Unsealed court documents in a federal court revealed that the FBI sent Google a geofence warrant in an effort to catch the suspects of an attempted arson of a police union building in Seattle. The attempted arson was part of the riots following the shooting of Jacob Blake by police officers in Kenosha, Wisconsin.
A day after the shooting of Jacob Blake in Kenosha, and amid protests all over the country, two people hurled Molotov cocktails at the back entrance of Seattle Police Officers Guild (SPOG) headquarters. The attempted arson allegedly caused minimum damage.
As part of the investigation, the Seattle Police officers offered $1,000 in reward for tips. Later, the FBI offered $20,000 for information that could break the case.
Geofence warrants are highly controversial as, due to most people using Google, the data of anyone that is in an area at a given time, including innocent people, gets handed over to police.
Related: Google geofence warrants are increasing at an alarming rate
The court documents that were unsealed on February 3 revealed that before offering the reward, the FBI first sent Google a geofence warrant, which potentially provided the agency with data about all Android devices that were in the vicinity of the SPOG building.

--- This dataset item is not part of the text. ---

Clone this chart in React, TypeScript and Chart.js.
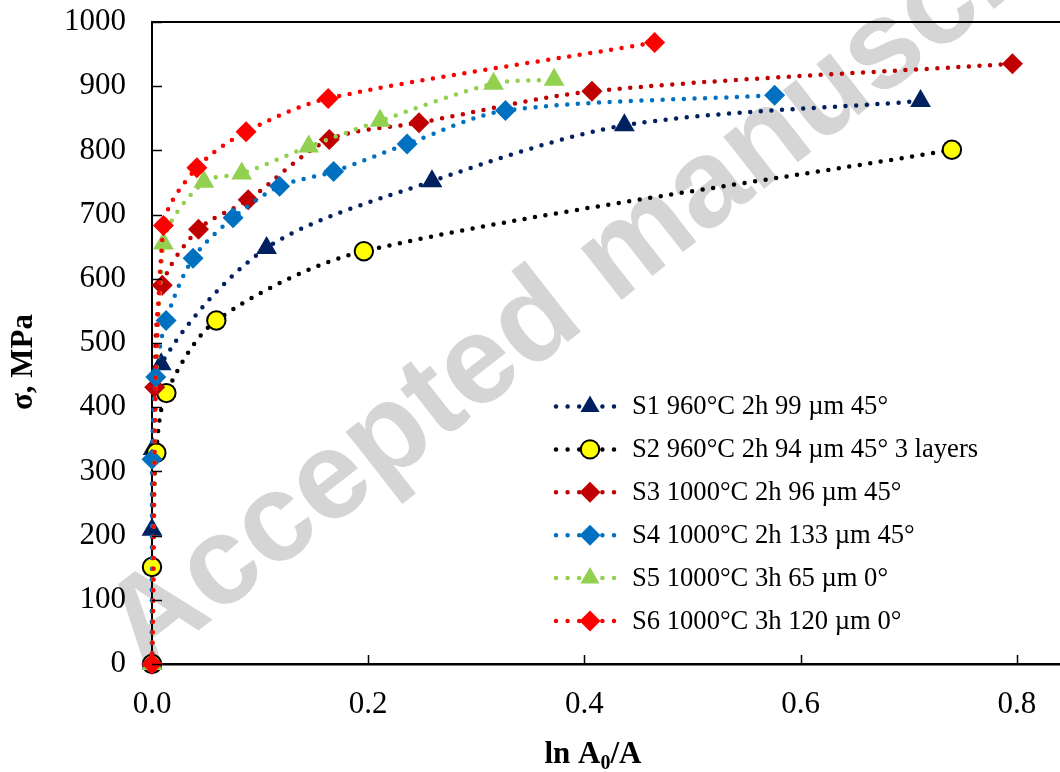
import React, { useEffect, useRef } from 'react';
import { Chart, registerables } from 'chart.js';

Chart.register(...registerables);

// ---- Data ----
const S1_X = [0, 0, 0.001, 0.0085, 0.106, 0.259, 0.437, 0.711];
const S1_Y = [0, 209, 335, 467, 648, 752, 839, 877];

const S2_X = [0, 0, 0.004, 0.0133, 0.0595, 0.196, 0.740];
const S2_Y = [0, 151, 329, 422, 535, 643, 801];

const S3_X = [0, 0.0025, 0.0095, 0.043, 0.089, 0.164, 0.247, 0.407, 0.796];
const S3_Y = [0, 431, 590, 677, 723, 817, 843, 892, 935];

const S4_X = [0, 0, 0.0035, 0.013, 0.038, 0.075, 0.118, 0.168, 0.236, 0.327, 0.576];
const S4_Y = [0, 319, 447, 535, 632, 695, 744, 767, 810, 862, 886];

const S5_X = [0, 0.0106, 0.048, 0.083, 0.145, 0.211, 0.316, 0.372];
const S5_Y = [0, 655, 751, 764, 806, 846, 904, 910];

const S6_X = [0, 0.0106, 0.0415, 0.087, 0.163, 0.465];
const S6_Y = [0, 683, 773, 829, 881, 968];

const SERIES_LABELS = [
  'S1 960°C 2h 99 µm 45°',
  'S2 960°C 2h 94 µm 45° 3 layers',
  'S3 1000°C 2h 96 µm 45°',
  'S4 1000°C 2h 133 µm 45°',
  'S5 1000°C 3h 65 µm 0°',
  'S6 1000°C 3h 120 µm 0°',
];

const X_TICKS = [0, 0.2, 0.4, 0.6, 0.8];
const Y_TICKS = [0, 100, 200, 300, 400, 500, 600, 700, 800, 900, 1000];

const X_TITLE_MAIN = 'ln A';
const X_TITLE_SUB = '0';
const X_TITLE_END = '/A';
const Y_TITLE = 'σ, MPa';
const WATERMARK = 'Accepted manuscript';

// ---- Styles ----
const SERIF = '"Times New Roman", "Liberation Serif", serif';
const SANS = 'Arial, "Liberation Sans", sans-serif';

const STYLES = [
  { line: '#002060', fill: '#002060', edge: '#002060', shape: 'triangle', r: 12 },
  { line: '#000000', fill: '#FFFF00', edge: '#000000', shape: 'circle', r: 9.2 },
  { line: '#C00000', fill: '#C00000', edge: '#C00000', shape: 'rectRot', r: 10.5 },
  { line: '#0070C0', fill: '#0070C0', edge: '#0070C0', shape: 'rectRot', r: 10.5 },
  { line: '#92D050', fill: '#92D050', edge: '#92D050', shape: 'triangle', r: 12 },
  { line: '#FF0000', fill: '#FF0000', edge: '#FF0000', shape: 'rectRot', r: 10.5 },
];

const SERIES_X = [S1_X, S2_X, S3_X, S4_X, S5_X, S6_X];
const SERIES_Y = [S1_Y, S2_Y, S3_Y, S4_Y, S5_Y, S6_Y];

function drawMarker(ctx: CanvasRenderingContext2D, shape: string, x: number, y: number, r: number, fill: string, edge: string, bw: number) {
  ctx.beginPath();
  if (shape === 'circle') {
    ctx.arc(x, y, r, 0, Math.PI * 2);
  } else if (shape === 'triangle') {
    ctx.moveTo(x, y - r);
    ctx.lineTo(x + r * Math.sin(Math.PI / 3), y + r / 2);
    ctx.lineTo(x - r * Math.sin(Math.PI / 3), y + r / 2);
  } else {
    ctx.moveTo(x - r, y);
    ctx.lineTo(x, y - r);
    ctx.lineTo(x + r, y);
    ctx.lineTo(x, y + r);
  }
  ctx.closePath();
  ctx.fillStyle = fill;
  ctx.fill();
  if (bw > 0) {
    ctx.lineWidth = bw;
    ctx.strokeStyle = edge;
    ctx.setLineDash([]);
    ctx.stroke();
  }
}

const watermarkPlugin = {
  id: 'watermark',
  beforeDraw(chart: any) {
    const ctx = chart.ctx as CanvasRenderingContext2D;
    ctx.save();
    ctx.fillStyle = '#ffffff';
    ctx.fillRect(0, 0, chart.width, chart.height);
    ctx.translate(144, 673);
    ctx.rotate((-38 * Math.PI) / 180);
    ctx.font = `bold 125px ${SANS}`;
    ctx.fillStyle = '#d5d5d5';
    ctx.textAlign = 'left';
    ctx.textBaseline = 'alphabetic';
    ctx.fillText(WATERMARK, 0, 0);
    ctx.restore();
  },
};

const decorPlugin = {
  id: 'decor',
  afterDatasetsDraw(chart: any) {
    const ctx = chart.ctx as CanvasRenderingContext2D;
    const area = chart.chartArea;
    const xs = chart.scales.x;
    const ys = chart.scales.y;
    ctx.save();
    ctx.strokeStyle = '#000';
    ctx.setLineDash([]);
    // top border
    ctx.lineWidth = 2;
    ctx.beginPath();
    ctx.moveTo(area.left, area.top);
    ctx.lineTo(area.right, area.top);
    ctx.stroke();
    // inward y ticks
    ctx.lineWidth = 1.5;
    Y_TICKS.forEach((v) => {
      const py = Math.round(ys.getPixelForValue(v)) + 0.5;
      ctx.beginPath();
      ctx.moveTo(area.left, py);
      ctx.lineTo(area.left + 10, py);
      ctx.stroke();
    });
    // inward x ticks
    X_TICKS.forEach((v) => {
      if (v === 0) return;
      const px = Math.round(xs.getPixelForValue(v)) + 0.5;
      ctx.beginPath();
      ctx.moveTo(px, area.bottom);
      ctx.lineTo(px, area.bottom - 9);
      ctx.stroke();
    });

    // legend
    const rowY0 = 406.5;
    const rowGap = 42.9;
    chart.data.datasets.forEach((ds: any, i: number) => {
      const st = STYLES[i];
      const y = rowY0 + i * rowGap;
      ctx.save();
      ctx.strokeStyle = st.line;
      ctx.lineWidth = 4.5;
      ctx.lineCap = 'round';
      ctx.setLineDash([0, 11.6]);
      ctx.beginPath();
      ctx.moveTo(556, y);
      ctx.lineTo(620, y);
      ctx.stroke();
      ctx.restore();
      drawMarker(ctx, st.shape, 590, y, st.shape === 'triangle' ? 11 : st.r, st.fill, st.edge, st.shape === 'circle' ? 2 : 0);
      ctx.fillStyle = '#000';
      ctx.font = `26.6px ${SERIF}`;
      ctx.textAlign = 'left';
      ctx.textBaseline = 'middle';
      ctx.fillText(ds.label, 632, y + 1);
    });

    // axis titles
    ctx.fillStyle = '#000';
    ctx.font = `bold 31px ${SERIF}`;
    ctx.textBaseline = 'alphabetic';
    const mainW = ctx.measureText(X_TITLE_MAIN).width;
    const endW = ctx.measureText(X_TITLE_END).width;
    ctx.font = `bold 20px ${SERIF}`;
    const subW = ctx.measureText(X_TITLE_SUB).width;
    const total = mainW + subW + endW;
    let tx = 593 - total / 2;
    const ty = 763;
    ctx.font = `bold 31px ${SERIF}`;
    ctx.textAlign = 'left';
    ctx.fillText(X_TITLE_MAIN, tx, ty);
    tx += mainW;
    ctx.font = `bold 20px ${SERIF}`;
    ctx.fillText(X_TITLE_SUB, tx, ty + 6);
    tx += subW;
    ctx.font = `bold 31px ${SERIF}`;
    ctx.fillText(X_TITLE_END, tx, ty);

    ctx.save();
    ctx.translate(32, 362);
    ctx.rotate(-Math.PI / 2);
    ctx.textAlign = 'center';
    ctx.fillText(Y_TITLE, 0, 0);
    ctx.restore();

    ctx.restore();
  },
};

function zeroPadding(s: any) {
  s.paddingTop = 0;
  s.paddingBottom = 0;
  s.paddingLeft = 0;
  s.paddingRight = 0;
}

export default function App() {
  const ref = useRef<HTMLCanvasElement | null>(null);
  useEffect(() => {
    document.body.style.margin = '0';
    if (!ref.current) return;
    const datasets = SERIES_LABELS.map((label, i) => {
      const st = STYLES[i];
      return {
        label,
        data: SERIES_X[i].map((x, j) => ({ x, y: SERIES_Y[i][j] })),
        showLine: true,
        borderColor: st.line,
        borderWidth: 4.5,
        borderDash: [0, 10.6],
        borderCapStyle: 'round',
        tension: 0.3,
        pointStyle: st.shape,
        pointRadius: st.r,
        pointHoverRadius: st.r,
        pointBackgroundColor: st.fill,
        pointBorderColor: st.edge,
        pointBorderWidth: st.shape === 'circle' ? 2 : 0,
        clip: false,
        order: 5 - i,
      };
    });
    const chart = new Chart(ref.current, {
      type: 'scatter',
      data: { datasets: datasets as any },
      options: {
        animation: false,
        responsive: false,
        devicePixelRatio: 1,
        layout: { autoPadding: false, padding: { top: 22, right: 0, left: 0, bottom: 0 } },
        plugins: { legend: { display: false }, tooltip: { enabled: false } },
        scales: {
          x: {
            type: 'linear',
            min: 0,
            max: 0.84,
            grid: { display: false, drawTicks: false },
            border: { display: true, color: '#000', width: 2.5 },
            afterBuildTicks: (s: any) => {
              s.ticks = X_TICKS.map((v) => ({ value: v }));
            },
            afterFit: (s: any) => {
              s.height = 108;
              zeroPadding(s);
            },
            ticks: {
              color: '#000',
              padding: 22,
              font: { family: SERIF, size: 31 },
              maxRotation: 0,
              autoSkip: false,
              callback: (v: any) => Number(v).toFixed(1),
            },
          },
          y: {
            type: 'linear',
            min: 0,
            max: 1000,
            grid: { display: false, drawTicks: false },
            border: { display: true, color: '#000', width: 2 },
            afterBuildTicks: (s: any) => {
              s.ticks = Y_TICKS.map((v) => ({ value: v }));
            },
            afterFit: (s: any) => {
              s.width = 152;
              zeroPadding(s);
            },
            ticks: {
              color: '#000',
              padding: 26,
              font: { family: SERIF, size: 31 },
              autoSkip: false,
              callback: (v: any) => String(v),
            },
          },
        },
      },
      plugins: [watermarkPlugin, decorPlugin],
    });
    return () => chart.destroy();
  }, []);
  return <canvas ref={ref} width={1060} height={772} style={{ display: 'block' }} />;
}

We obtained a copy of the warrant application for you here.
“On August 24, 2020, at approximately 11:00 p.m., two unknown suspects intentionally damaged the SPOG building using what I believe to be improvised incendiary devices,” an FBI agent told the court in the affidavit. “Based on the foregoing, I submit that there is probable cause to search information that is currently in the possession of Google and that relates to the devices that reported being within the Target Location.”
The warrant requested “Location History data, sourced from information including GPS data and information about visible wi-fi points and Bluetooth beacons transmitted from devices to Google, reflecting devices that Google calculated were or could have been … located within the geographical region bounded by the latitudinal and longitudinal coordinates, dates, and times below.”
Court documents revealed that Google complied with the warrant.
Law enforcement's use of geofence warrants have increased in the past few years. Data released by Google shows that in 2018, the company received 982 of such warrants only compared to 11,554 in 2020.